_Request_: Copy out each line exactly as it appears.

===============

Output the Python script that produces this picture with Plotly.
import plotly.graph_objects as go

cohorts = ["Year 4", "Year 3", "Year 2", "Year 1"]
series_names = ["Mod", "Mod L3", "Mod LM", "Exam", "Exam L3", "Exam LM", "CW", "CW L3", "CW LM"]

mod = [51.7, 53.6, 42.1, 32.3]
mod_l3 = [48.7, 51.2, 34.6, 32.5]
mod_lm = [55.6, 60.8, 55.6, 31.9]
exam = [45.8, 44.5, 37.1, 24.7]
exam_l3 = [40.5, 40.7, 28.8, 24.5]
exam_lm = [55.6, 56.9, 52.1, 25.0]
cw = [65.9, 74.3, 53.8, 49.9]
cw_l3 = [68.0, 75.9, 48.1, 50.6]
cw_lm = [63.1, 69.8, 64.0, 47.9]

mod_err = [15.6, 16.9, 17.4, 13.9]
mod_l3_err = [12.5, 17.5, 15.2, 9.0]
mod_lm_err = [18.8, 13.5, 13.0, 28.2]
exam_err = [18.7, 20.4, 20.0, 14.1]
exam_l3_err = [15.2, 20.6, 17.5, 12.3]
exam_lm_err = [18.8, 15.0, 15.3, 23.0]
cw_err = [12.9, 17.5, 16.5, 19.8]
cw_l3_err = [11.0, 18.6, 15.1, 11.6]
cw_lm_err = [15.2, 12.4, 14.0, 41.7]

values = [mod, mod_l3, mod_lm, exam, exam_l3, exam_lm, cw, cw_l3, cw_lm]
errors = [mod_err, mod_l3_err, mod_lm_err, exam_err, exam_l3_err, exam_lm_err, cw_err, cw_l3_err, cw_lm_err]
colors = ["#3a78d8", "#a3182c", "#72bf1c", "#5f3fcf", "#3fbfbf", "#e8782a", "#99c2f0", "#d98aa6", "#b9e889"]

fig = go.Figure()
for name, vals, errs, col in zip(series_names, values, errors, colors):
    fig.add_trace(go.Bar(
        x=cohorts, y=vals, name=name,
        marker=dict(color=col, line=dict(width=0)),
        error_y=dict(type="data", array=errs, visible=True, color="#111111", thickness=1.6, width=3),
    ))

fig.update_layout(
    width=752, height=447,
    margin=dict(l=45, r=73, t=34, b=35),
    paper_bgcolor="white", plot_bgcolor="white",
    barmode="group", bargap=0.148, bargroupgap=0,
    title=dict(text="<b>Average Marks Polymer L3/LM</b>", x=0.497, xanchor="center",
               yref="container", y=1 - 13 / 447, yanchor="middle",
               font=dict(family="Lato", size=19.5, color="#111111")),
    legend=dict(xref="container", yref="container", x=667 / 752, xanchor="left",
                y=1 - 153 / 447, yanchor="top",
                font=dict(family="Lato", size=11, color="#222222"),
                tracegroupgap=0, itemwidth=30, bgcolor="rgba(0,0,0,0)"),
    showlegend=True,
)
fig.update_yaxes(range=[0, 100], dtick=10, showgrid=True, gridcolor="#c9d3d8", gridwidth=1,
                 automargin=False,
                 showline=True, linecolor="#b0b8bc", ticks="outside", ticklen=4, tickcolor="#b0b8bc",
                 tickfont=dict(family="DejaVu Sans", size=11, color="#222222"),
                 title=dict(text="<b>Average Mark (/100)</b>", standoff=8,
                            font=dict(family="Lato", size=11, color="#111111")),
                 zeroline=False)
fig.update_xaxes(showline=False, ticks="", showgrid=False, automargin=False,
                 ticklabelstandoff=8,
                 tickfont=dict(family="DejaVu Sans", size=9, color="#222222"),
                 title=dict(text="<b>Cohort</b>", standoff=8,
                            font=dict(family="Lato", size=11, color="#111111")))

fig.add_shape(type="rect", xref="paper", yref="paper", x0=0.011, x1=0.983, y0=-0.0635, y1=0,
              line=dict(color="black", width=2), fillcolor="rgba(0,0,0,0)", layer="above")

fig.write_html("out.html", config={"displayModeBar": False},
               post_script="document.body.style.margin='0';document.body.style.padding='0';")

===============

_Output for this exercise_:
Output the Python script that produces this picture with Plotly.
import plotly.graph_objects as go

cohorts = ["Year 4", "Year 3", "Year 2", "Year 1"]
series_names = ["Mod", "Mod L3", "Mod LM", "Exam", "Exam L3", "Exam LM", "CW", "CW L3", "CW LM"]

mod = [51.7, 53.6, 42.1, 32.3]
mod_l3 = [48.7, 51.2, 34.6, 32.5]
mod_lm = [55.6, 60.8, 55.6, 31.9]
exam = [45.8, 44.5, 37.1, 24.7]
exam_l3 = [40.5, 40.7, 28.8, 24.5]
exam_lm = [55.6, 56.9, 52.1, 25.0]
cw = [65.9, 74.3, 53.8, 49.9]
cw_l3 = [68.0, 75.9, 48.1, 50.6]
cw_lm = [63.1, 69.8, 64.0, 47.9]

mod_err = [15.6, 16.9, 17.4, 13.9]
mod_l3_err = [12.5, 17.5, 15.2, 9.0]
mod_lm_err = [18.8, 13.5, 13.0, 28.2]
exam_err = [18.7, 20.4, 20.0, 14.1]
exam_l3_err = [15.2, 20.6, 17.5, 12.3]
exam_lm_err = [18.8, 15.0, 15.3, 23.0]
cw_err = [12.9, 17.5, 16.5, 19.8]
cw_l3_err = [11.0, 18.6, 15.1, 11.6]
cw_lm_err = [15.2, 12.4, 14.0, 41.7]

values = [mod, mod_l3, mod_lm, exam, exam_l3, exam_lm, cw, cw_l3, cw_lm]
errors = [mod_err, mod_l3_err, mod_lm_err, exam_err, exam_l3_err, exam_lm_err, cw_err, cw_l3_err, cw_lm_err]
colors = ["#3a78d8", "#a3182c", "#72bf1c", "#5f3fcf", "#3fbfbf", "#e8782a", "#99c2f0", "#d98aa6", "#b9e889"]

fig = go.Figure()
for name, vals, errs, col in zip(series_names, values, errors, colors):
    fig.add_trace(go.Bar(
        x=cohorts, y=vals, name=name,
        marker=dict(color=col, line=dict(width=0)),
        error_y=dict(type="data", array=errs, visible=True, color="#111111", thickness=1.6, width=3),
    ))

fig.update_layout(
    width=752, height=447,
    margin=dict(l=45, r=73, t=34, b=35),
    paper_bgcolor="white", plot_bgcolor="white",
    barmode="group", bargap=0.148, bargroupgap=0,
    title=dict(text="<b>Average Marks Polymer L3/LM</b>", x=0.497, xanchor="center",
               yref="container", y=1 - 13 / 447, yanchor="middle",
               font=dict(family="Lato", size=19.5, color="#111111")),
    legend=dict(xref="container", yref="container", x=667 / 752, xanchor="left",
                y=1 - 153 / 447, yanchor="top",
                font=dict(family="Lato", size=11, color="#222222"),
                tracegroupgap=0, itemwidth=30, bgcolor="rgba(0,0,0,0)"),
    showlegend=True,
)
fig.update_yaxes(range=[0, 100], dtick=10, showgrid=True, gridcolor="#c9d3d8", gridwidth=1,
                 automargin=False,
                 showline=True, linecolor="#b0b8bc", ticks="outside", ticklen=4, tickcolor="#b0b8bc",
                 tickfont=dict(family="DejaVu Sans", size=11, color="#222222"),
                 title=dict(text="<b>Average Mark (/100)</b>", standoff=8,
                            font=dict(family="Lato", size=11, color="#111111")),
                 zeroline=False)
fig.update_xaxes(showline=False, ticks="", showgrid=False, automargin=False,
                 ticklabelstandoff=8,
                 tickfont=dict(family="DejaVu Sans", size=9, color="#222222"),
                 title=dict(text="<b>Cohort</b>", standoff=8,
                            font=dict(family="Lato", size=11, color="#111111")))

fig.add_shape(type="rect", xref="paper", yref="paper", x0=0.011, x1=0.983, y0=-0.0635, y1=0,
              line=dict(color="black", width=2), fillcolor="rgba(0,0,0,0)", layer="above")

fig.write_html("out.html", config={"displayModeBar": False},
               post_script="document.body.style.margin='0';document.body.style.padding='0';")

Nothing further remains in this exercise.